«Des milliers d’Afghans ont été tués ou blessés par les forces américaines depuis l’invasion, mais les victimes et leurs familles ont peu de chances d’obtenir réparation. Le système de justice militaire des États-Unis n’oblige presque jamais les soldats responsables d’homicides illégaux et d’autres violations à répondre de leurs actes», a déclaré Richard Bennett, directeur du programme Asie-Pacifique d’Amnesty International.
«Aucun des cas que nous avons examinés, soit 140 morts parmi les civils, n’a entraîné de poursuites au sein de l’armée américaine. Des éléments indiquant que des crimes de guerre et des homicides illégaux auraient été commis ont apparemment été volontairement ignorés.»
Contenu du rapport
Le rapport décrit en détail les lacunes en matière de reddition de comptes concernant les opérations militaires américaines en Afghanistan. Il appelle le gouvernement afghan à faire en sorte que l’obligation de rendre des comptes en cas d’homicides illégaux de civils soit garantie dans tous les accords de sécurité bilatéraux qui seront conclus avec l’OTAN et les États-Unis.

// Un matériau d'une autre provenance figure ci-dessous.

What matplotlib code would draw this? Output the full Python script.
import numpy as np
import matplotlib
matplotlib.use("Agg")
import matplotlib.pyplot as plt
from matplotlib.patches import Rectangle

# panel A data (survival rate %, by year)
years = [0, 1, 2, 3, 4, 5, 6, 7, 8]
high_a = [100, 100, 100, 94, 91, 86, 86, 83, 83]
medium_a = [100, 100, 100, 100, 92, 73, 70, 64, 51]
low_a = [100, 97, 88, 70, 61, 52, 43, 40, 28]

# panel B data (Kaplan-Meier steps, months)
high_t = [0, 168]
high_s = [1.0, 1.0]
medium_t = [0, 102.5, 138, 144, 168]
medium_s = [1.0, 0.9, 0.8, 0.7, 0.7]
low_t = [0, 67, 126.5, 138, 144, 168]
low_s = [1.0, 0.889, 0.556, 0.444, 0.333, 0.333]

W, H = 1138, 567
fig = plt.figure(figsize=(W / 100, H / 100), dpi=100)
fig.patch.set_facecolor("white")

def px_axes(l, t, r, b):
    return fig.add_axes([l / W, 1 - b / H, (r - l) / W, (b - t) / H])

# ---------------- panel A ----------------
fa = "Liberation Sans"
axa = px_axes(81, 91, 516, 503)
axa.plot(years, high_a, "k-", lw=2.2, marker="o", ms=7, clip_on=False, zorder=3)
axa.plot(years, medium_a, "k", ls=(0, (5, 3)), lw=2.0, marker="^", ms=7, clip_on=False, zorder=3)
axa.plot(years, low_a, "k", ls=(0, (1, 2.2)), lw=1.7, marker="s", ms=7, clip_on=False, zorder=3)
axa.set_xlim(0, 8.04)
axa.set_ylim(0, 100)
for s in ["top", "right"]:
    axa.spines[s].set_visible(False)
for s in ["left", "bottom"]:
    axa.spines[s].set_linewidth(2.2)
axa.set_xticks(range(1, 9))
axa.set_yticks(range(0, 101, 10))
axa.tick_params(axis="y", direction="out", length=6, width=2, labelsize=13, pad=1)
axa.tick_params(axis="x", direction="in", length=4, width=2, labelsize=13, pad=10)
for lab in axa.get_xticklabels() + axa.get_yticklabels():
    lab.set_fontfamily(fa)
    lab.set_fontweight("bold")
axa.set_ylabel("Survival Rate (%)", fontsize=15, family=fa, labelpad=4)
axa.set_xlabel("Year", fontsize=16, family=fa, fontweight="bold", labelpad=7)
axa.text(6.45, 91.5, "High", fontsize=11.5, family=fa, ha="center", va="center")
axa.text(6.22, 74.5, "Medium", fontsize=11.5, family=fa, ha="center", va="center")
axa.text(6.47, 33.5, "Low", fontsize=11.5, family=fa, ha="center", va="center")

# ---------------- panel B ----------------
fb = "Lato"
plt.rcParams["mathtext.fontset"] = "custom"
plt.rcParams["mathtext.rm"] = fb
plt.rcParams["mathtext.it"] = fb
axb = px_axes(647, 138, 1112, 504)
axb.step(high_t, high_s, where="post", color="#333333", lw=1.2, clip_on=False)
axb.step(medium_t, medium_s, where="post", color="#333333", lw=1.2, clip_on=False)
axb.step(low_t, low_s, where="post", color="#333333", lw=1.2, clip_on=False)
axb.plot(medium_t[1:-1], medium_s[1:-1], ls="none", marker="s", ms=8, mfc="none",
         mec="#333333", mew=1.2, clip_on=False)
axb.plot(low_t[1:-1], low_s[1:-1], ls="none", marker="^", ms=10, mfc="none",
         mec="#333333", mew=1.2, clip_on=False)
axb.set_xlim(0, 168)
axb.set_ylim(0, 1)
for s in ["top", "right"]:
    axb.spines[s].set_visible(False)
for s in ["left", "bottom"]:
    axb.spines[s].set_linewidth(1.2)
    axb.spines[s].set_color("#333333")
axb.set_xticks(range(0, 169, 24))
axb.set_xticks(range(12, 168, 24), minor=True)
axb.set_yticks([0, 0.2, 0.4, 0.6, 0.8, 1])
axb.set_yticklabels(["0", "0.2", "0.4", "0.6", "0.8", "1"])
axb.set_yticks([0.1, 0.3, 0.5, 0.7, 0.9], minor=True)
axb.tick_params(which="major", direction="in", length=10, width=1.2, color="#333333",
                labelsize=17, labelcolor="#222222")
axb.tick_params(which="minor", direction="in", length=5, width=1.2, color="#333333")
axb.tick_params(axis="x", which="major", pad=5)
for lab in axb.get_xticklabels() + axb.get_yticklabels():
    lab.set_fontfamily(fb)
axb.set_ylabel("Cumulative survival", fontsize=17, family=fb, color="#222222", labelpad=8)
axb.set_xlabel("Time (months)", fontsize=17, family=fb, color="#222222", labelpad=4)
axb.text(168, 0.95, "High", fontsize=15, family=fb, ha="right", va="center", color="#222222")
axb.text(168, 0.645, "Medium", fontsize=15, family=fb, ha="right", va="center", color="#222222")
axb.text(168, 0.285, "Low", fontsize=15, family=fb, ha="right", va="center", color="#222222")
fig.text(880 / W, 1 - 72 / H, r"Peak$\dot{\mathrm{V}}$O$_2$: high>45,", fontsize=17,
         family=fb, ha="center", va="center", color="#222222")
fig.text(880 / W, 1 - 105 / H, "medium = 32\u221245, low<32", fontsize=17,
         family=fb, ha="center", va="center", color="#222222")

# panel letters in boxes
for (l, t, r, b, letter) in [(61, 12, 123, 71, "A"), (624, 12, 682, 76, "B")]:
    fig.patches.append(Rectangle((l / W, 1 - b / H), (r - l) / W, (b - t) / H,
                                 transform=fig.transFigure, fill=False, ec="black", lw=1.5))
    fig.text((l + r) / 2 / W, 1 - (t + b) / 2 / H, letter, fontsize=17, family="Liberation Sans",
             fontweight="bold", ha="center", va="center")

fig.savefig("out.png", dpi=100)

Les enquêtes criminelles formelles visant les homicides de civils en Afghanistan sont extrêmement rares. À la connaissance d’Amnesty International, depuis 2009 seules six affaires ont donné lieu à des procès de militaires américains.
Aux termes du droit international humanitaire (ou droit de la guerre), une mort civile lors d’un conflit armé n’implique pas nécessairement une infraction juridique. Pourtant, des civils semblent avoir été tués délibérément ou aveuglément, ou dans le cadre d’attaques disproportionnées. Dans ce cas, ces affaires devraient faire l’objet d’une enquête rapide, approfondie et impartiale. Si cette enquête montre que le droit de la guerre a été bafoué, des poursuites doivent être engagées.
Déficience du système judiciaire militaire américain
«Nous exhortons l’armée américaine à enquêter immédiatement sur tous les cas signalés dans le rapport, et sur tous les autres cas dans lesquels des civils ont été tués. Les victimes et les membres de leurs familles méritent la justice», a déclaré Richard Bennett.
Le principal obstacle à la justice pour les victimes afghanes et leurs familles est le système judiciaire militaire américain, profondément déficient.
Le système de justice militaire est basé sur la chaîne de commandement. Dans une large mesure, il s’appuie sur les comptes rendus des soldats concernant leurs actions. Faute d’autorités judiciaires indépendantes, ce système attend des soldats et de leurs responsables qu’ils signalent toute violation potentielle des droits humains. Le conflit d’intérêt est évident.
Dans les rares cas où une affaire fait l’objet de poursuites, la question de l’indépendance des tribunaux militaires américains est source de sérieuses préoccupations. Il est extrêmement rare que les Afghans eux-mêmes soient invités à témoigner dans ces affaires.
Nécessité de «civiliser» la justice militaire
«Il est urgent de réformer la justice militaire aux États-Unis. Ce pays doit apprendre des autres États, dont beaucoup ont fait d’énormes progrès ces dernières années pour ce qui est de “civiliser” leur justice militaire», a ajouté Richard Bennett.
Le rapport fait également état du manque de transparence concernant les enquêtes et les poursuites pour homicides illégaux de civils en Afghanistan. L’armée américaine refuse de fournir des données globales sur les responsabilités en matière de pertes civiles, et apporte rarement des informations sur des affaires individuelles. Le système du gouvernement américain en matière de liberté d’information, censé assurer la transparence quand les agences gouvernementales ne fournissent pas les informations voulues, est inefficace lorsque la question porte sur des pertes civiles.
Amnesty International exhorte également le gouvernement afghan à mettre en place immédiatement son propre mécanisme d’enquête sur les atteintes aux droits humains commises par les forces de sécurité nationale afghanes, qui endosseront la pleine responsabilité des opérations d’ici la fin 2014.